### AIM
Retype only the lines from the one containing "Rebuild this chart" through the one containing "const yExponents = [-6, -5, -4, -3, -2, -1, 0];", both included, word for word. Pictures stay out of the copy.
-----
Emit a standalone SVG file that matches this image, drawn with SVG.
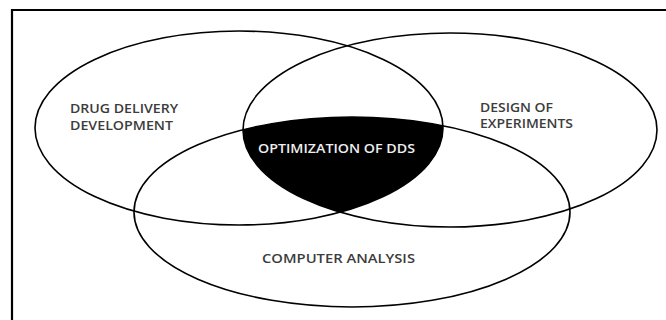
<svg xmlns="http://www.w3.org/2000/svg" width="666" height="320" viewBox="0 0 666 320">
  <style>
    .ring { fill: none; stroke: #000; stroke-width: 1.6; }
    .lbl { font-family: "Open Sans", "Liberation Sans", sans-serif; font-size: 12px; font-weight: 600; fill: #3c3c3c; }
    .inv { font-family: "Open Sans", "Liberation Sans", sans-serif; font-size: 12px; font-weight: 600; fill: #eeeeee; }
  </style>
  <defs>
    <clipPath id="clipLeft"><ellipse cx="239" cy="128" rx="204" ry="97"/></clipPath>
    <clipPath id="clipRight"><ellipse cx="450" cy="130" rx="207" ry="97"/></clipPath>
  </defs>
  <rect width="666" height="320" fill="#fff"/>
  <g id="frame">
    <path d="M12 321 V10 H667" fill="none" stroke="#000" stroke-width="2.2"/>
  </g>
  <g id="center-region">
    <g clip-path="url(#clipLeft)">
      <ellipse cx="352" cy="212" rx="218" ry="95" fill="#000" clip-path="url(#clipRight)"/>
    </g>
    <text class="inv" x="258" y="153" textLength="157" lengthAdjust="spacingAndGlyphs">OPTIMIZATION OF DDS</text>
  </g>
  <g id="drug-delivery">
    <ellipse class="ring" cx="239" cy="128" rx="204" ry="97"/>
    <text class="lbl" x="70" y="113" textLength="108" lengthAdjust="spacingAndGlyphs">DRUG DELIVERY</text>
    <text class="lbl" x="70" y="130" textLength="103" lengthAdjust="spacingAndGlyphs">DEVELOPMENT</text>
  </g>
  <g id="design-of-experiments">
    <ellipse class="ring" cx="450" cy="130" rx="207" ry="97"/>
    <text class="lbl" x="480" y="112" textLength="73" lengthAdjust="spacingAndGlyphs">DESIGN OF</text>
    <text class="lbl" x="480" y="127.5" textLength="93" lengthAdjust="spacingAndGlyphs">EXPERIMENTS</text>
  </g>
  <g id="computer-analysis">
    <ellipse class="ring" cx="352" cy="212" rx="218" ry="95"/>
    <text class="lbl" x="262" y="263" textLength="153" lengthAdjust="spacingAndGlyphs">COMPUTER ANALYSIS</text>
  </g>
  <g id="connectors"/>
</svg>
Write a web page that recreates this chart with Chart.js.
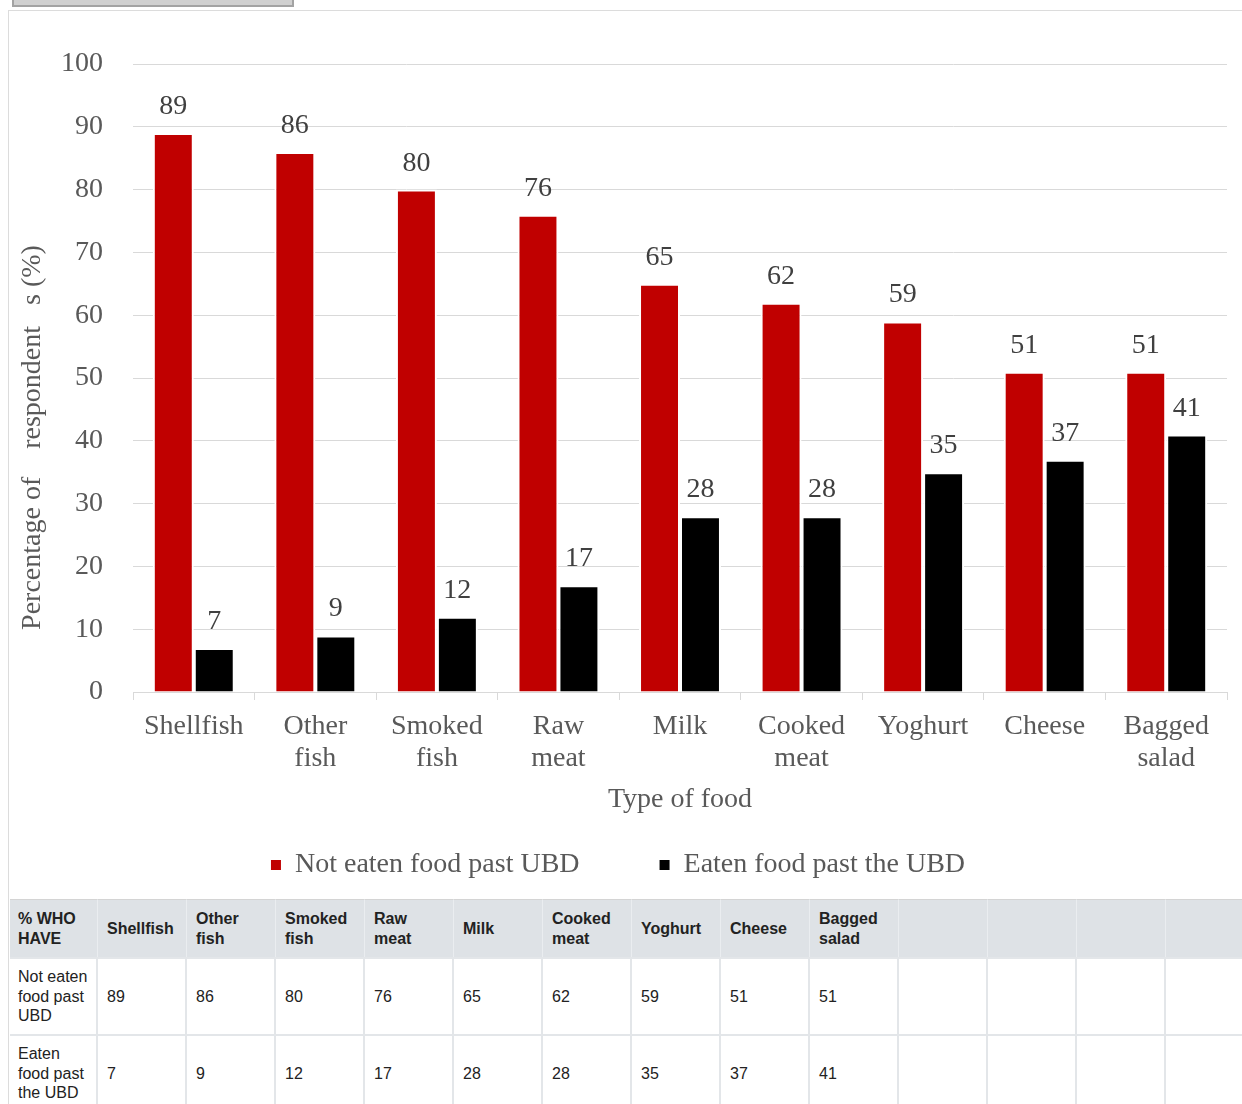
<!DOCTYPE html>
<html>
<head>
<meta charset="utf-8">
<title>Type of food</title>
<script src="https://cdn.jsdelivr.net/npm/chart.js@4"></script>
<style>
  body { margin: 0; background: #fff; overflow: hidden; width: 1242px; height: 1104px; position: relative; }
  #tab-stub { position: absolute; left: 12px; top: -30px; width: 278px; height: 33px; background: #d0d0d0; border: 2px solid #a3a3a3; }
  #panel { position: absolute; left: 8px; top: 10px; width: 1300px; height: 1200px; border: 1px solid #dcdcdc; }
  #chart-box { position: absolute; left: 0; top: 2px; width: 1233px; height: 886px; }
  #data-table { position: absolute; left: 1px; top: 888px; border-collapse: separate; border-spacing: 0; table-layout: fixed; width: 1245px;
    font-family: "Liberation Sans", Arial, sans-serif; font-size: 16px; line-height: 19.5px; color: #222; }
  #data-table th { background: #dee2e6; height: 57px; padding: 0 8px 0 9px; text-align: left; font-weight: bold; white-space: nowrap;
    border-top: 1px solid #d4d4d4; border-right: 1px solid #eaedf0; vertical-align: middle; }
  #data-table td { height: 59px; padding: 8px 8px 8px 9px; border-top: 2px solid #e3e6e9; border-right: 2px solid #e3e6e9; vertical-align: middle; white-space: nowrap; }
  #data-table th:first-child, #data-table td:first-child { padding-left: 8px; }
</style>
</head>
<body>
<div id="tab-stub"></div>
<div id="panel">
  <div id="chart-box"><canvas id="foodChart"></canvas></div>
  <table id="data-table">
    <colgroup id="cols"></colgroup>
    <thead><tr id="head-row"></tr></thead>
    <tbody></tbody>
  </table>
</div>
<script>
// chart data
const categories = [
    ['Shellfish'], ['Other', 'fish'], ['Smoked', 'fish'], ['Raw', 'meat'], ['Milk'],
    ['Cooked', 'meat'], ['Yoghurt'], ['Cheese'], ['Bagged', 'salad']
];
const notEaten = [89, 86, 80, 76, 65, 62, 59, 51, 51];
const eaten = [7, 9, 12, 17, 28, 28, 35, 37, 41];
const seriesNames = ['Not eaten food past UBD', 'Eaten food past the UBD'];
const rowNames = [['Not eaten', 'food past', 'UBD'], ['Eaten', 'food past', 'the UBD']];
const yTicks = [0, 10, 20, 30, 40, 50, 60, 70, 80, 90, 100];

const serif = '"Liberation Serif", "Times New Roman", serif';
Chart.defaults.font.family = serif;
Chart.defaults.font.size = 28;

// value labels above each bar
const barLabels = {
    id: 'barLabels',
    afterDatasetsDraw(chart) {
        const ctx = chart.ctx;
        ctx.save();
        ctx.font = '28px ' + serif;
        ctx.fillStyle = '#404040';
        ctx.textAlign = 'center';
        ctx.textBaseline = 'alphabetic';
        chart.data.datasets.forEach((ds, i) => {
            chart.getDatasetMeta(i).data.forEach((bar, j) => {
                ctx.fillText(String(ds.data[j]), bar.x, bar.y - 19);
            });
        });
        ctx.restore();
    }
};

const ctx = document.getElementById('foodChart').getContext('2d');
const foodChart = new Chart(ctx, {
    type: 'bar',
    data: {
        labels: categories,
        datasets: [
            {
                label: seriesNames[0],
                data: notEaten,
                backgroundColor: '#c00000',
                borderColor: '#ffffff',
                borderWidth: 2
            },
            {
                label: seriesNames[1],
                data: eaten,
                backgroundColor: '#000000',
                borderColor: '#ffffff',
                borderWidth: 2
            }
        ]
    },
    options: {
        responsive: true,
        maintainAspectRatio: false,
        animation: false,
        layout: { padding: { top: 51, right: 15, bottom: 10, left: 0 } },
        datasets: { bar: { categoryPercentage: 0.674, barPercentage: 1 } },
        plugins: {
            tooltip: { enabled: false },
            legend: {
                position: 'bottom',
                labels: {
                    color: '#595959',
                    boxWidth: 10,
                    boxHeight: 10,
                    padding: 10,
                    font: { size: 28 },
                    // extra spaces after the first item to space the two entries apart
                    generateLabels: function (chart) {
                        return chart.data.datasets.map((ds, i) => ({
                            text: ds.label + (i === 0 ? '          ' : ''),
                            fillStyle: ds.backgroundColor,
                            strokeStyle: ds.backgroundColor,
                            lineWidth: 0,
                            hidden: false,
                            datasetIndex: i,
                            fontColor: '#595959'
                        }));
                    }
                }
            }
        },
        scales: {
            x: {
                afterFit: function (scale) { scale.height = 149; },
                grid: {
                    offset: true,
                    drawOnChartArea: false,
                    drawTicks: true,
                    tickLength: 8,
                    color: '#d9d9d9'
                },
                border: { color: '#d9d9d9', width: 1 },
                ticks: {
                    color: '#595959',
                    padding: 11,
                    maxRotation: 0,
                    autoSkip: false,
                    font: { size: 28, lineHeight: 32 / 28 }
                },
                title: {
                    display: true,
                    text: 'Type of food',
                    color: '#595959',
                    font: { size: 28, lineHeight: 1.2 },
                    padding: { top: 0, bottom: 25 }
                }
            },
            y: {
                min: 0,
                max: 100,
                afterFit: function (scale) { scale.width = 124; },
                afterBuildTicks: function (scale) { scale.ticks = yTicks.map(v => ({ value: v })); },
                grid: { color: '#d9d9d9', drawTicks: false },
                border: { display: false },
                ticks: { color: '#595959', padding: 30, font: { size: 28 } },
                title: {
                    display: true,
                    // trailing spaces push the visible text down like the original
                    text: 'Percentage of    respondent   s (%)' + '                 ',
                    color: '#595959',
                    font: { size: 28, lineHeight: 1.2 },
                    padding: { top: 7, bottom: 0 }
                }
            }
        }
    },
    plugins: [barLabels]
});

// data table under the chart
const colgroup = document.getElementById('cols');
const headRow = document.getElementById('head-row');
const tableBody = document.querySelector('#data-table tbody');
const totalCols = 14;
for (let c = 0; c < totalCols; c++) {
    const col = document.createElement('col');
    col.style.width = (c === 0 ? 88 : 89) + 'px';
    colgroup.appendChild(col);
}
const headCells = [['% WHO', 'HAVE']].concat(categories);
for (let c = 0; c < totalCols; c++) {
    const th = document.createElement('th');
    th.innerHTML = headCells[c] ? headCells[c].join('<br>') : '';
    headRow.appendChild(th);
}
[notEaten, eaten].forEach((values, r) => {
    const row = document.createElement('tr');
    for (let c = 0; c < totalCols; c++) {
        const td = document.createElement('td');
        if (c === 0) td.innerHTML = rowNames[r].join('<br>');
        else if (c <= values.length) td.textContent = values[c - 1];
        row.appendChild(td);
    }
    tableBody.appendChild(row);
});
</script>
</body>
</html>
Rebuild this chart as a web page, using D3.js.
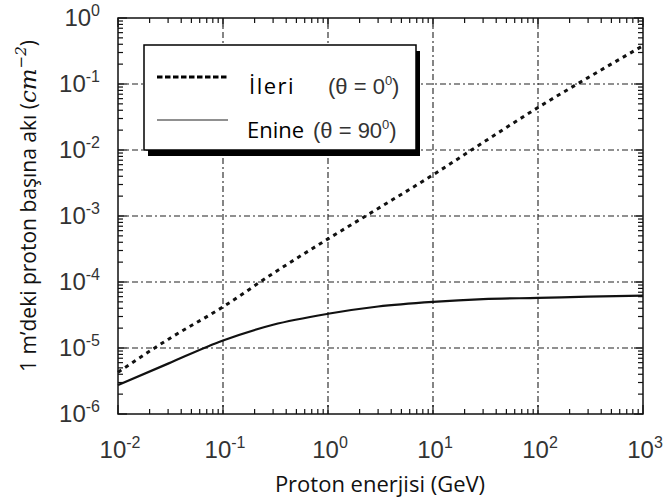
<!DOCTYPE html>
<html>
<head>
<meta charset="utf-8">
<script src="https://cdn.jsdelivr.net/npm/d3@7"></script>
<style>
  body { margin: 0; background: #fff; }
  svg { display: block; }
</style>
</head>
<body>
<div id="chart"></div>
<script>
// energies (GeV) and flux per proton per m (cm^-2)
const energyGeV = [0.01, 0.03, 0.1, 0.3, 1, 3, 10, 30, 100, 300, 1000];
const forwardFlux = [4.3e-6, 1.35e-5, 4.2e-5, 1.35e-4, 4.5e-4, 1.3e-3, 4.2e-3, 1.3e-2, 4.4e-2, 0.125, 0.38];
const transverseFlux = [2.75e-6, 5.8e-6, 1.3e-5, 2.25e-5, 3.3e-5, 4.25e-5, 5.0e-5, 5.5e-5, 5.75e-5, 6.0e-5, 6.2e-5];
const xExponents = [-2, -1, 0, 1, 2, 3];
const yExponents = [-6, -5, -4, -3, -2, -1, 0];

const margin = { top: 18, right: 25, bottom: 90, left: 118 };
const width = 668 - margin.left - margin.right;
const height = 504 - margin.top - margin.bottom;

const svg = d3.select("#chart").append("svg")
  .attr("width", 668)
  .attr("height", 504);

const g = svg.append("g")
  .attr("transform", `translate(${margin.left},${margin.top})`);

const x = d3.scaleLog().domain([1e-2, 1e3]).range([0, width]);
const y = d3.scaleLog().domain([1e-6, 1]).range([height, 0]);

// grid lines (dash-dot) at each decade
const gridDash = "6,3,2,3";
g.selectAll(".vgrid").data(xExponents.slice(1, -1)).enter().append("line")
  .attr("x1", d => x(Math.pow(10, d))).attr("x2", d => x(Math.pow(10, d)))
  .attr("y1", 0).attr("y2", height)
  .attr("stroke", "#222").attr("stroke-width", 1.1)
  .attr("stroke-dasharray", gridDash);
g.selectAll(".hgrid").data(yExponents.slice(1, -1)).enter().append("line")
  .attr("y1", d => y(Math.pow(10, d))).attr("y2", d => y(Math.pow(10, d)))
  .attr("x1", 0).attr("x2", width)
  .attr("stroke", "#222").attr("stroke-width", 1.1)
  .attr("stroke-dasharray", gridDash);

// tick values: majors + minors
function logTicks(exps) {
  const out = [];
  exps.forEach((e, i) => {
    out.push({ v: Math.pow(10, e), major: true });
    if (i < exps.length - 1) {
      for (let k = 2; k <= 9; k++) out.push({ v: k * Math.pow(10, e), major: false });
    }
  });
  return out;
}
const xt = logTicks(xExponents);
const yt = logTicks(yExponents);
const tickStroke = "#111";

// bottom & top ticks (inward)
[height, 0].forEach(y0 => {
  const dir = y0 === 0 ? 1 : -1;
  g.selectAll(null).data(xt).enter().append("line")
    .attr("x1", d => x(d.v)).attr("x2", d => x(d.v))
    .attr("y1", y0).attr("y2", d => y0 + dir * (d.major ? 9 : 5))
    .attr("stroke", tickStroke).attr("stroke-width", 1.2);
});
// left & right ticks (inward)
[0, width].forEach(x0 => {
  const dir = x0 === 0 ? 1 : -1;
  g.selectAll(null).data(yt).enter().append("line")
    .attr("y1", d => y(d.v)).attr("y2", d => y(d.v))
    .attr("x1", x0).attr("x2", d => x0 + dir * (d.major ? 9 : 5))
    .attr("stroke", tickStroke).attr("stroke-width", 1.2);
});

// frame
g.append("rect")
  .attr("width", width).attr("height", height)
  .attr("fill", "none").attr("stroke", "#111").attr("stroke-width", 1.5);

// tick labels 10^n
const tickFont = "'Liberation Sans', Arial, sans-serif";
function powLabel(sel, e) {
  sel.append("tspan").text("10");
  sel.append("tspan").attr("font-size", 16).attr("dy", -10).text(e);
}
xExponents.forEach(e => {
  const t = g.append("text")
    .attr("x", x(Math.pow(10, e)) + 2)
    .attr("y", height + 44)
    .attr("text-anchor", "middle")
    .attr("font-family", tickFont).attr("font-size", 24)
    .attr("fill", "#333");
  powLabel(t, e);
});
yExponents.forEach(e => {
  const t = g.append("text")
    .attr("x", -18)
    .attr("y", y(Math.pow(10, e)) + 8)
    .attr("text-anchor", "end")
    .attr("font-family", tickFont).attr("font-size", 24)
    .attr("fill", "#333");
  powLabel(t, e);
});

// curves
const line = d3.line()
  .x(d => x(d[0]))
  .y(d => y(d[1]))
  .curve(d3.curveMonotoneX);

g.append("path")
  .datum(energyGeV.map((e, i) => [e, forwardFlux[i]]))
  .attr("fill", "none").attr("stroke", "#111")
  .attr("stroke-width", 3).attr("stroke-dasharray", "4,4.5")
  .attr("d", line);

g.append("path")
  .datum(energyGeV.map((e, i) => [e, transverseFlux[i]]))
  .attr("fill", "none").attr("stroke", "#111")
  .attr("stroke-width", 2.2)
  .attr("d", line);

// legend
const lg = svg.append("g").attr("transform", "translate(144,45)");
lg.append("rect").attr("x", 4).attr("y", 6).attr("width", 272).attr("height", 105).attr("fill", "#000");
lg.append("rect").attr("width", 272).attr("height", 105)
  .attr("fill", "#fff").attr("stroke", "#000").attr("stroke-width", 1.5);
lg.append("line").attr("x1", 13).attr("x2", 84).attr("y1", 32).attr("y2", 32)
  .attr("stroke", "#000").attr("stroke-width", 3.2).attr("stroke-dasharray", "5.5,2.5");
lg.append("line").attr("x1", 13).attr("x2", 84).attr("y1", 75).attr("y2", 75)
  .attr("stroke", "#222").attr("stroke-width", 1.2);

const labFont = "'Open Sans', sans-serif";
lg.append("text").attr("x", 105).attr("y", 49)
  .attr("font-family", labFont).attr("font-size", 22).attr("letter-spacing", 1.5)
  .attr("fill", "#000").text("İleri");
const th0 = lg.append("text").attr("x", 184).attr("y", 49)
  .attr("font-family", tickFont).attr("font-size", 22).attr("fill", "#333");
th0.append("tspan").text("(θ = 0");
th0.append("tspan").attr("font-size", 13).attr("dy", -9).text("0");
th0.append("tspan").attr("dy", 9).text(")");

lg.append("text").attr("x", 103).attr("y", 93)
  .attr("font-family", labFont).attr("font-size", 22)
  .attr("fill", "#000").text("Enine");
const th9 = lg.append("text").attr("x", 169).attr("y", 93)
  .attr("font-family", tickFont).attr("font-size", 22).attr("fill", "#333");
th9.append("tspan").text("(θ = 90");
th9.append("tspan").attr("font-size", 13).attr("dy", -9).text("0");
th9.append("tspan").attr("dy", 9).text(")");

// axis titles
svg.append("text")
  .attr("x", 380).attr("y", 492)
  .attr("text-anchor", "middle")
  .attr("font-family", labFont).attr("font-size", 22)
  .attr("fill", "#111")
  .text("Proton enerjisi (GeV)");

const yt1 = svg.append("text")
  .attr("transform", "translate(36,206) rotate(-90)")
  .attr("text-anchor", "middle")
  .attr("font-family", labFont).attr("font-size", 21)
  .attr("fill", "#111");
yt1.append("tspan").text("1 m’deki proton başına akı (");
yt1.append("tspan").attr("font-style", "italic").attr("font-family", "'DejaVu Serif', serif")
  .attr("font-size", 23).text("cm");
yt1.append("tspan").attr("font-style", "italic").attr("font-family", "'DejaVu Serif', serif")
  .attr("font-size", 15).attr("dy", -10).text("−2");
yt1.append("tspan").attr("dy", 10).text(")");
</script>
</body>
</html>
-----
### EXERCISE RESPONSE
Rebuild this chart as a web page, using D3.js.
<!DOCTYPE html>
<html>
<head>
<meta charset="utf-8">
<script src="https://cdn.jsdelivr.net/npm/d3@7"></script>
<style>
  body { margin: 0; background: #fff; }
  svg { display: block; }
</style>
</head>
<body>
<div id="chart"></div>
<script>
// energies (GeV) and flux per proton per m (cm^-2)
const energyGeV = [0.01, 0.03, 0.1, 0.3, 1, 3, 10, 30, 100, 300, 1000];
const forwardFlux = [4.3e-6, 1.35e-5, 4.2e-5, 1.35e-4, 4.5e-4, 1.3e-3, 4.2e-3, 1.3e-2, 4.4e-2, 0.125, 0.38];
const transverseFlux = [2.75e-6, 5.8e-6, 1.3e-5, 2.25e-5, 3.3e-5, 4.25e-5, 5.0e-5, 5.5e-5, 5.75e-5, 6.0e-5, 6.2e-5];
const xExponents = [-2, -1, 0, 1, 2, 3];
const yExponents = [-6, -5, -4, -3, -2, -1, 0];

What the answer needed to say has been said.